**DIRECTION:** Please output every line of the material as it stands, without the pictures.

**DATA LINES:**
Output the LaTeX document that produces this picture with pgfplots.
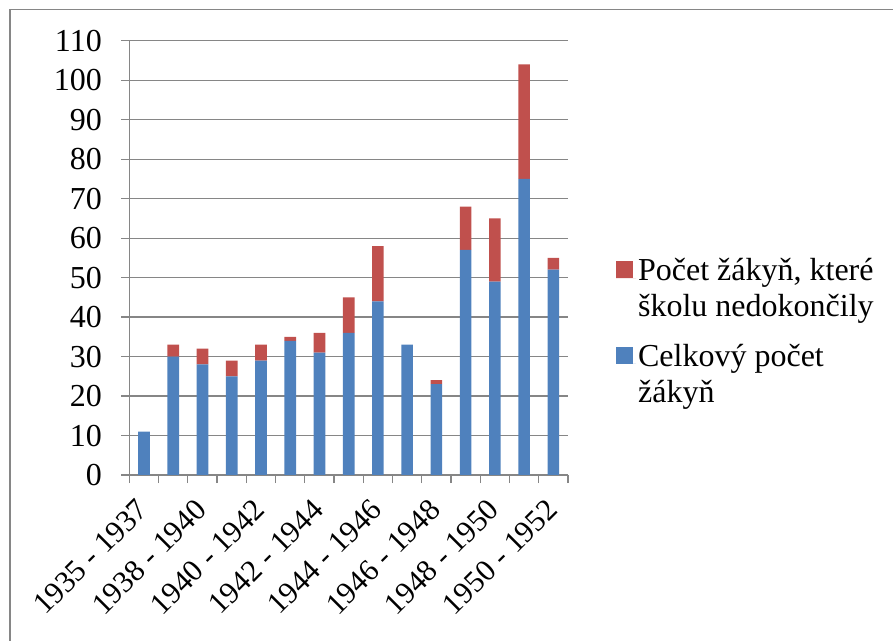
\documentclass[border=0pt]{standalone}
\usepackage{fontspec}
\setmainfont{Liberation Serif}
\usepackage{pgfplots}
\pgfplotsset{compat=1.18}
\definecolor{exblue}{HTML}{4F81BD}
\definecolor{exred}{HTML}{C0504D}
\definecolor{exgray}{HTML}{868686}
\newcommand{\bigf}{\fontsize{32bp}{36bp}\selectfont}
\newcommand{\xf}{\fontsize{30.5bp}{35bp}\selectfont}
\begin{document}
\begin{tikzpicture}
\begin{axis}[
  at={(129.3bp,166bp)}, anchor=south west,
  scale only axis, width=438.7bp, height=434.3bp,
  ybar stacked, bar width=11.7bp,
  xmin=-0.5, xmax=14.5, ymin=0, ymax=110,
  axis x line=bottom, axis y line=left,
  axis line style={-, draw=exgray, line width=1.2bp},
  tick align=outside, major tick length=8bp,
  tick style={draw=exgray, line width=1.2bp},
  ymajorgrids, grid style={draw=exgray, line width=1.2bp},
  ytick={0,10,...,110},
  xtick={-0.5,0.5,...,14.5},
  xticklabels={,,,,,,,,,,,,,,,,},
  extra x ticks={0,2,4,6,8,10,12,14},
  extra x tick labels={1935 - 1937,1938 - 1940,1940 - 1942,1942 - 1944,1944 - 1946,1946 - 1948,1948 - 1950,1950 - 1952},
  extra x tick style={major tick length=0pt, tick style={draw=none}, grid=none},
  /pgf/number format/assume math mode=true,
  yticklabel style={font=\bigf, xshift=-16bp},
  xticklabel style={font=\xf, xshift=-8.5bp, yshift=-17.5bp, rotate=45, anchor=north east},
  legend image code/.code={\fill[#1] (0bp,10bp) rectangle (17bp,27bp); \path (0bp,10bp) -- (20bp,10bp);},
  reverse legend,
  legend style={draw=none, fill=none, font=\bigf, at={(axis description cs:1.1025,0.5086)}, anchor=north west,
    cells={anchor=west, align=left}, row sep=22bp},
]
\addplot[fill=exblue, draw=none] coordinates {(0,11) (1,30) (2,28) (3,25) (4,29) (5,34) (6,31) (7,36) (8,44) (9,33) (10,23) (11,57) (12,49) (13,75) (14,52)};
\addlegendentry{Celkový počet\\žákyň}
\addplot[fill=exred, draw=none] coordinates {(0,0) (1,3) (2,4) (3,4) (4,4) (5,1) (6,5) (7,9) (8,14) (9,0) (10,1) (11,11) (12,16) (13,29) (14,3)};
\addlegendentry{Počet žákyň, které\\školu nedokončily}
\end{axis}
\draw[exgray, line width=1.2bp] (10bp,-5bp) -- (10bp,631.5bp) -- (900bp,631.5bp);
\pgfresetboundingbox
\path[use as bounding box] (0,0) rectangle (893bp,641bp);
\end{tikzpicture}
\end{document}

**FULL RESPONSE:**
Output the LaTeX document that produces this picture with pgfplots.
\documentclass[border=0pt]{standalone}
\usepackage{fontspec}
\setmainfont{Liberation Serif}
\usepackage{pgfplots}
\pgfplotsset{compat=1.18}
\definecolor{exblue}{HTML}{4F81BD}
\definecolor{exred}{HTML}{C0504D}
\definecolor{exgray}{HTML}{868686}
\newcommand{\bigf}{\fontsize{32bp}{36bp}\selectfont}
\newcommand{\xf}{\fontsize{30.5bp}{35bp}\selectfont}
\begin{document}
\begin{tikzpicture}
\begin{axis}[
  at={(129.3bp,166bp)}, anchor=south west,
  scale only axis, width=438.7bp, height=434.3bp,
  ybar stacked, bar width=11.7bp,
  xmin=-0.5, xmax=14.5, ymin=0, ymax=110,
  axis x line=bottom, axis y line=left,
  axis line style={-, draw=exgray, line width=1.2bp},
  tick align=outside, major tick length=8bp,
  tick style={draw=exgray, line width=1.2bp},
  ymajorgrids, grid style={draw=exgray, line width=1.2bp},
  ytick={0,10,...,110},
  xtick={-0.5,0.5,...,14.5},
  xticklabels={,,,,,,,,,,,,,,,,},
  extra x ticks={0,2,4,6,8,10,12,14},
  extra x tick labels={1935 - 1937,1938 - 1940,1940 - 1942,1942 - 1944,1944 - 1946,1946 - 1948,1948 - 1950,1950 - 1952},
  extra x tick style={major tick length=0pt, tick style={draw=none}, grid=none},
  /pgf/number format/assume math mode=true,
  yticklabel style={font=\bigf, xshift=-16bp},
  xticklabel style={font=\xf, xshift=-8.5bp, yshift=-17.5bp, rotate=45, anchor=north east},
  legend image code/.code={\fill[#1] (0bp,10bp) rectangle (17bp,27bp); \path (0bp,10bp) -- (20bp,10bp);},
  reverse legend,
  legend style={draw=none, fill=none, font=\bigf, at={(axis description cs:1.1025,0.5086)}, anchor=north west,
    cells={anchor=west, align=left}, row sep=22bp},
]
\addplot[fill=exblue, draw=none] coordinates {(0,11) (1,30) (2,28) (3,25) (4,29) (5,34) (6,31) (7,36) (8,44) (9,33) (10,23) (11,57) (12,49) (13,75) (14,52)};
\addlegendentry{Celkový počet\\žákyň}
\addplot[fill=exred, draw=none] coordinates {(0,0) (1,3) (2,4) (3,4) (4,4) (5,1) (6,5) (7,9) (8,14) (9,0) (10,1) (11,11) (12,16) (13,29) (14,3)};
\addlegendentry{Počet žákyň, které\\školu nedokončily}
\end{axis}
\draw[exgray, line width=1.2bp] (10bp,-5bp) -- (10bp,631.5bp) -- (900bp,631.5bp);
\pgfresetboundingbox
\path[use as bounding box] (0,0) rectangle (893bp,641bp);
\end{tikzpicture}
\end{document}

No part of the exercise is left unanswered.